Having a Hive table that's partitioned
CREATE EXTERNAL TABLE IF NOT EXISTS CUSTOMER_PART (
NAME string ,
AGE int ,
YEAR INT)
PARTITIONED BY (CUSTOMER_ID decimal(15,0))
STORED AS PARQUET LOCATION 'HDFS LOCATION'
The first LOAD is done from ORACLE to HIVE via PYSPARK using
INSERT OVERWRITE TABLE CUSTOMER_PART PARTITION (CUSTOMER_ID) SELECT NAME, AGE, YEAR, CUSTOMER_ID FROM CUSTOMER;
Which works fine and creates partition dynamically during the run. Now coming to data loading incrementally everyday creates individual files for a single record under the partition.

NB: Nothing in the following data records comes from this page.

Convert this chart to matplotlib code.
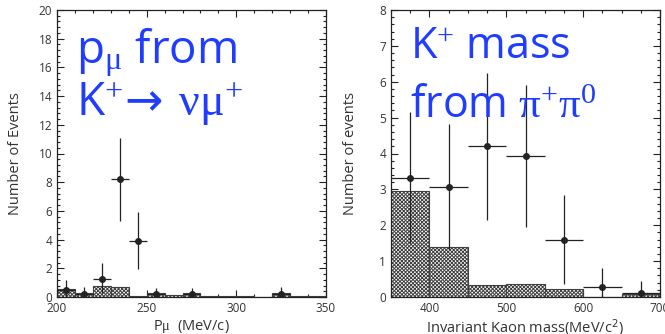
import numpy as np
import matplotlib
matplotlib.use("Agg")
import matplotlib.pyplot as plt
from matplotlib.ticker import MultipleLocator

plt.rcParams["font.family"] = ["Open Sans", "DejaVu Sans"]
plt.rcParams["mathtext.fontset"] = "custom"
plt.rcParams["mathtext.rm"] = "Liberation Serif"
plt.rcParams["mathtext.it"] = "Liberation Serif:italic"
plt.rcParams["mathtext.sf"] = "DejaVu Sans"
plt.rcParams["hatch.linewidth"] = 0.7

# ---- muon momentum from K+ -> nu mu+ ----
mu_edges = [200, 210, 220, 230, 240, 250, 260, 270, 280, 290, 300, 310, 320, 330, 340, 350]
mu_bkg = [0.55, 0.25, 0.8, 0.7, 0.1, 0.25, 0.15, 0.25, 0.1, 0.1, 0.1, 0.0, 0.25, 0.05, 0.05]
mu_x = [205, 215, 225, 235, 245, 255, 275, 325]
mu_y = [0.5, 0.2, 1.25, 8.2, 3.9, 0.2, 0.2, 0.2]
mu_err_lo = [0.5, 0.2, 0.95, 2.9, 1.95, 0.2, 0.2, 0.2]
mu_err_hi = [0.7, 0.5, 1.1, 2.85, 2.0, 0.4, 0.45, 0.5]
mu_xerr = [5, 5, 5, 5, 5, 5, 5, 5]

# ---- invariant kaon mass from pi+ pi0 ----
k_edges = [350, 400, 450, 500, 550, 600, 650, 700]
k_bkg = [2.95, 1.38, 0.33, 0.37, 0.22, 0.0, 0.08]
k_x = [375, 425, 475, 525, 575, 625, 675]
k_y = [3.33, 3.08, 4.2, 3.93, 1.6, 0.28, 0.1]
k_err_lo = [1.83, 1.73, 2.05, 1.98, 1.25, 0.28, 0.1]
k_err_hi = [1.82, 1.75, 2.05, 1.97, 1.25, 0.52, 0.35]
k_xerr = [25, 25, 25, 25, 25, 25, 25]

BLUE = "#1f3cff"
INK = "#222222"
TXT = "#333333"

fig = plt.figure(figsize=(6.65, 3.34), dpi=100)
axL = fig.add_axes([57 / 665, 37 / 334, 269 / 665, 287 / 334])
axR = fig.add_axes([391 / 665, 37 / 334, 269 / 665, 287 / 334])


def draw_panel(ax, edges, bkg, x, y, lo, hi, xerr):
    edges = np.asarray(edges, dtype=float)
    widths = np.diff(edges)
    ax.bar(edges[:-1], bkg, width=widths, align="edge", facecolor="white",
           edgecolor="#404040", hatch="xxxxxxxxx", linewidth=0.8, zorder=2)
    ax.errorbar(x, y, yerr=[lo, hi], xerr=xerr, fmt="o", color=INK, ms=4,
                elinewidth=0.9, capsize=0, zorder=3)
    ax.tick_params(which="both", direction="in", top=True, right=True,
                   colors=INK, labelcolor=TXT, labelsize=8.5, width=0.8)
    ax.tick_params(which="major", length=5)
    ax.tick_params(which="minor", length=2.5)
    for s in ax.spines.values():
        s.set_linewidth(0.9)
        s.set_color(INK)


draw_panel(axL, mu_edges, mu_bkg, mu_x, mu_y, mu_err_lo, mu_err_hi, mu_xerr)
axL.set_xlim(200, 350)
axL.set_ylim(0, 20)
axL.xaxis.set_major_locator(MultipleLocator(50))
axL.xaxis.set_minor_locator(MultipleLocator(10))
axL.yaxis.set_major_locator(MultipleLocator(2))
axL.yaxis.set_minor_locator(MultipleLocator(0.4))
axL.set_xlabel(r"P$\mathrm{\mu}$  (MeV/c)", fontsize=10.5, color=TXT, labelpad=2)
axL.set_ylabel("Number of Events", fontsize=10.5, color=TXT, labelpad=11)

draw_panel(axR, k_edges, k_bkg, k_x, k_y, k_err_lo, k_err_hi, k_xerr)
axR.set_xlim(350, 700)
axR.set_ylim(0, 8)
axR.xaxis.set_major_locator(MultipleLocator(100))
axR.xaxis.set_minor_locator(MultipleLocator(25))
axR.yaxis.set_major_locator(MultipleLocator(1))
axR.yaxis.set_minor_locator(MultipleLocator(0.2))
axR.set_xlabel(r"Invariant Kaon mass(MeV/c$^{\mathsf{2}}$)", fontsize=10.5, color=TXT, labelpad=2)
axR.set_ylabel("Number of events", fontsize=10.5, color=TXT, labelpad=15)

# Overlaid titles
axL.text(0.07, 0.812, r"p$_{\mathrm{\mu}}$ from", transform=axL.transAxes,
         fontsize=33, color=BLUE, va="baseline", ha="left", zorder=5)
axL.text(0.07, 0.634, r"K$^{\mathrm{+}}\!\mathsf{\rightarrow}\;\mathrm{\nu\mu}^{\mathrm{+}}$",
         transform=axL.transAxes, fontsize=33, color=BLUE, va="baseline",
         ha="left", zorder=5)
axR.text(0.07, 0.833, r"K$^{\mathrm{+}}$ mass", transform=axR.transAxes,
         fontsize=31, color=BLUE, va="baseline", ha="left", zorder=5)
axR.text(0.07, 0.627, r"from $\mathrm{\pi^{+}\pi^{0}}$", transform=axR.transAxes,
         fontsize=31, color=BLUE, va="baseline", ha="left", zorder=5)

fig.savefig("out.png", dpi=100)
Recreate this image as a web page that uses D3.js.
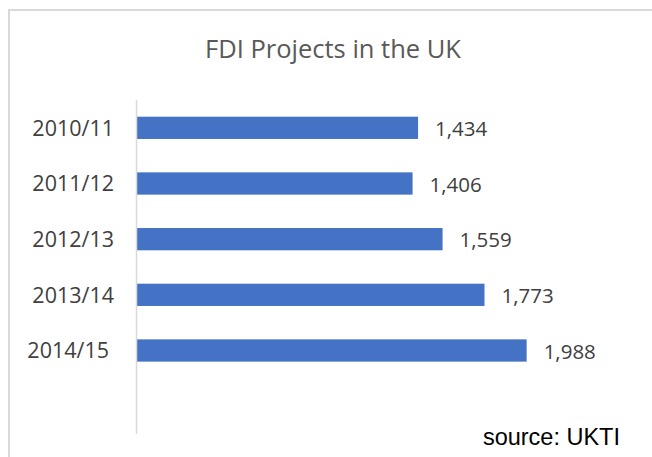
<!DOCTYPE html>
<html>
<head>
<meta charset="utf-8">
<script src="https://cdn.jsdelivr.net/npm/d3@7"></script>
<style>
  html, body { margin: 0; padding: 0; background: #fff; }
  svg { display: block; }
</style>
</head>
<body>
<script>
// FDI project counts by financial year
const categories = ["2010/11", "2011/12", "2012/13", "2013/14", "2014/15"];
const projects = [1434, 1406, 1559, 1773, 1988];
const title = "FDI Projects in the UK";
const sourceNote = "source: UKTI";

const W = 652, H = 457;
const plot = { left: 137, right: 627, top: 100, bottom: 434 };
const labelFont = "'Open Sans', 'Noto Sans', sans-serif";

const svg = d3.select("body").append("svg")
  .attr("width", W).attr("height", H);

// chart frame (top and left edges visible)
svg.append("path")
  .attr("d", `M9,${H} V10 H${W}`)
  .attr("fill", "none")
  .attr("stroke", "#d9d9d9")
  .attr("stroke-width", 2);

// title
svg.append("text")
  .attr("x", 333).attr("y", 58)
  .attr("text-anchor", "middle")
  .attr("font-family", labelFont)
  .attr("font-size", 25.5)
  .attr("font-weight", 400)
  .attr("fill", "#595959")
  .text(title);

const x = d3.scaleLinear().domain([0, 2500]).range([plot.left, plot.right]);
// five filled slots out of six in the plot area
const slot = (plot.bottom - plot.top) / 6;
const y = d3.scaleBand()
  .domain(categories)
  .range([plot.top, plot.top + slot * 5])
  .paddingInner(0.6)
  .paddingOuter(0.3);

const data = categories.map((c, i) => ({ cat: c, value: projects[i] }));

// bars
svg.append("g").selectAll("rect")
  .data(data)
  .join("rect")
  .attr("x", x(0))
  .attr("y", d => y(d.cat))
  .attr("width", d => x(d.value) - x(0))
  .attr("height", y.bandwidth())
  .attr("fill", "#4472c4");

// category axis
const yAxis = d3.axisLeft(y).tickSize(0).tickPadding(23);
const gy = svg.append("g")
  .attr("transform", `translate(${plot.left},0)`)
  .call(yAxis);
gy.select(".domain").remove();
gy.selectAll("text")
  .attr("font-family", labelFont)
  .attr("font-size", 21.5)
  .attr("fill", "#404040")
  .attr("dy", "0.36em");
// the last label sits slightly further left
gy.selectAll(".tick").filter((d, i, n) => i === n.length - 1)
  .select("text").attr("dx", -5);

svg.append("line")
  .attr("x1", plot.left - 0.5).attr("x2", plot.left - 0.5)
  .attr("y1", plot.top).attr("y2", plot.bottom)
  .attr("stroke", "#d9d9d9")
  .attr("stroke-width", 1.5);

// value labels
svg.append("g").selectAll("text")
  .data(data)
  .join("text")
  .attr("x", d => x(d.value) + 17)
  .attr("y", d => y(d.cat) + y.bandwidth() / 2)
  .attr("dy", "0.4em")
  .attr("font-family", labelFont)
  .attr("font-size", 20.5)
  .attr("fill", "#404040")
  .text(d => d3.format(",")(d.value));

// source note
svg.append("text")
  .attr("x", 620).attr("y", 445)
  .attr("text-anchor", "end")
  .attr("font-family", "'Liberation Sans', Arial, sans-serif")
  .attr("font-size", 23.5)
  .attr("fill", "#000")
  .text(sourceNote);
</script>
</body>
</html>
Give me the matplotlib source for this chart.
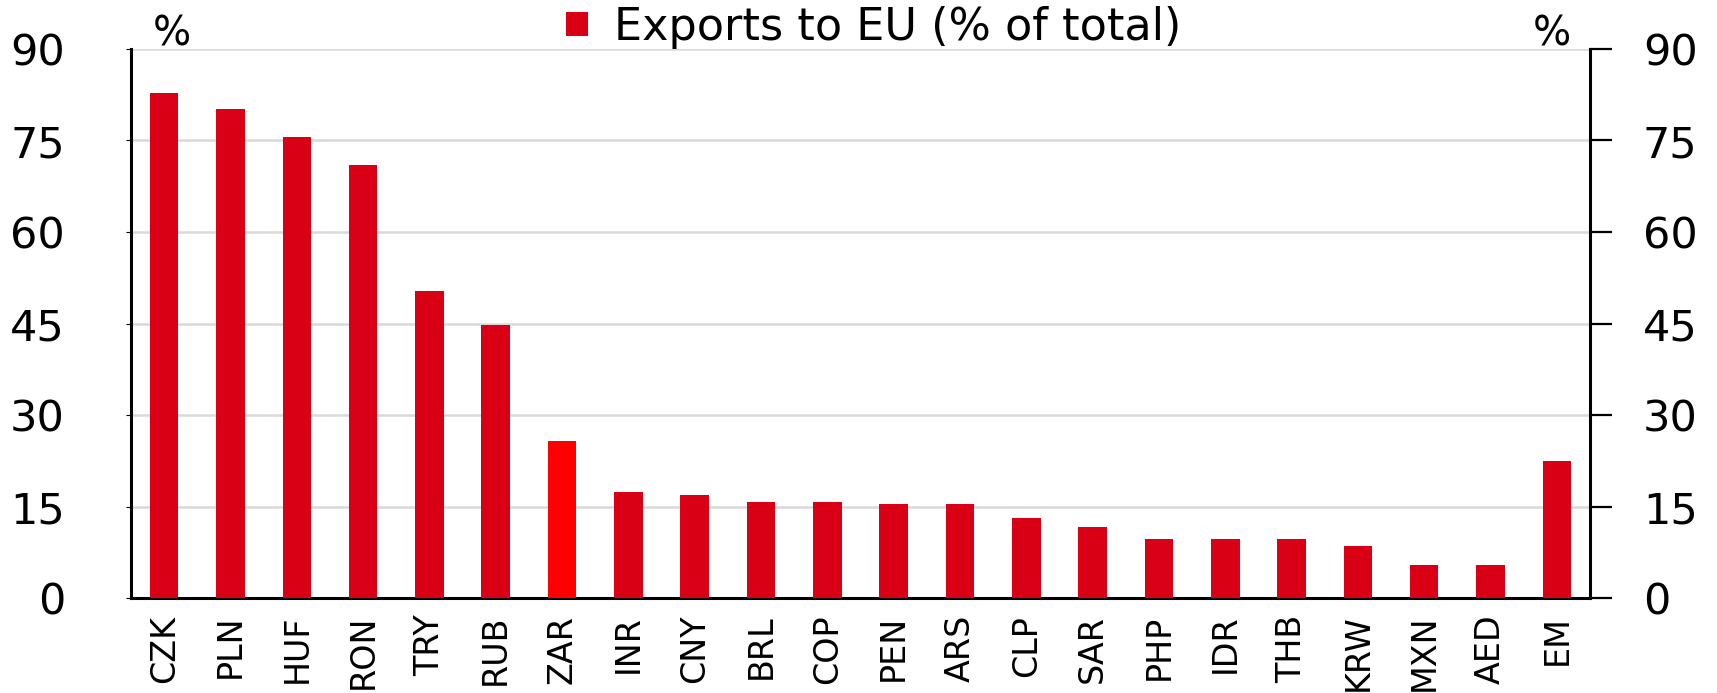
import matplotlib
matplotlib.use('Agg')
import matplotlib.pyplot as plt

# Exports to EU as share of total exports, by currency
currencies = ['CZK', 'PLN', 'HUF', 'RON', 'TRY', 'RUB', 'ZAR', 'INR', 'CNY', 'BRL', 'COP',
              'PEN', 'ARS', 'CLP', 'SAR', 'PHP', 'IDR', 'THB', 'KRW', 'MXN', 'AED', 'EM']
exports_eu = [82.8, 80.2, 75.6, 71.0, 50.4, 44.7, 25.8, 17.4, 16.9, 15.8, 15.8,
              15.4, 15.4, 13.1, 11.6, 9.7, 9.7, 9.7, 8.6, 5.4, 5.4, 22.4]
highlight = 'ZAR'
yticks = [0, 15, 30, 45, 60, 75, 90]

red = '#D90016'
bright_red = '#FF0000'
colors = [bright_red if c == highlight else red for c in currencies]

plt.rcParams['font.family'] = 'DejaVu Sans'

fig = plt.figure(figsize=(17.17, 6.93), dpi=100)
ax = fig.add_axes([131 / 1717, 1 - 598 / 693, 1459 / 1717, 549 / 693])

x = range(len(currencies))
bars = ax.bar(x, exports_eu, width=0.43, color=colors, label='Exports to EU (% of total)', zorder=3)

ax.set_xlim(-0.5, len(currencies) - 0.5)
ax.set_ylim(0, 90)
ax.set_yticks(yticks)
ax.set_yticklabels([str(t) for t in yticks])
ax.set_xticks(list(x))
ax.set_xticklabels(currencies, rotation=90, fontsize=24)
ax.tick_params(axis='x', length=0, pad=12)
ax.tick_params(axis='y', left=False, labelsize=31, pad=44)

ax.grid(axis='y', color='#D9D9D9', linewidth=1.8, zorder=0)
for s in ['top', 'right']:
    ax.spines[s].set_visible(False)
for s in ['left', 'bottom']:
    ax.spines[s].set_linewidth(2.2)
    ax.spines[s].set_color('black')

# right-hand axis with outward ticks
ax2 = ax.twinx()
ax2.set_ylim(0, 90)
ax2.set_yticks(yticks)
ax2.set_yticklabels([str(t) for t in yticks])
ax2.tick_params(axis='y', direction='out', length=16, width=1.6, labelsize=31, pad=22)
for s in ['top', 'left', 'bottom']:
    ax2.spines[s].set_visible(False)
ax2.spines['right'].set_linewidth(2.2)

# unit labels
fig.text(172 / 1717, 1 - 46 / 693, '%', fontsize=29, ha='center', va='baseline')
fig.text(1552 / 1717, 1 - 46 / 693, '%', fontsize=29, ha='center', va='baseline')

ax.legend(handles=[bars], loc='center', bbox_to_anchor=(0.509, 1.04), frameon=False,
          fontsize=32, handlelength=0.5, handleheight=0.45, handletextpad=0.6,
          borderpad=0, borderaxespad=0)

fig.savefig('out.png', dpi=100)
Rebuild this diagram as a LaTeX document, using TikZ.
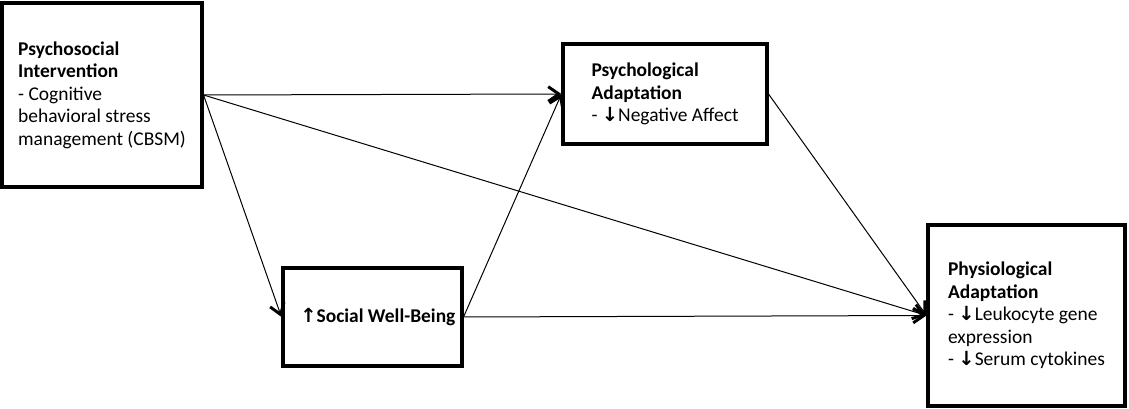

INSERT INTO TABLE CUSTOMER_PART PARTITION (CUSTOMER_ID = 3) SELECT NAME, AGE, YEAR FROM CUSTOMER WHERE CUSTOMER_ID = 3; --Assume this gives me the latest record in the database
Is there a possibility to have the value appended to the existing parquet file under the partition until it reaches it block size, without having smaller files created for each insert.
Rewriting the whole partition is one option but I would prefer not to do this
INSERT OVERWRITE TABLE CUSTOMER_PART PARTITION (CUSTOMER_ID = 3) SELECT NAME, AGE, YEAR FROM CUSTOMER WHERE CUSTOMER_ID = 3;
The following properties are set for the Hive
set hive.execution.engine=tez; -- TEZ execution engine
set hive.merge.tezfiles=true; -- Notifying that merge step is required
set hive.merge.smallfiles.avgsize=128000000; --128MB
set hive.merge.size.per.task=128000000; -- 128MB
Which still doesn't help with daily inserts. Any alternate approach that can be followed would be really helpful.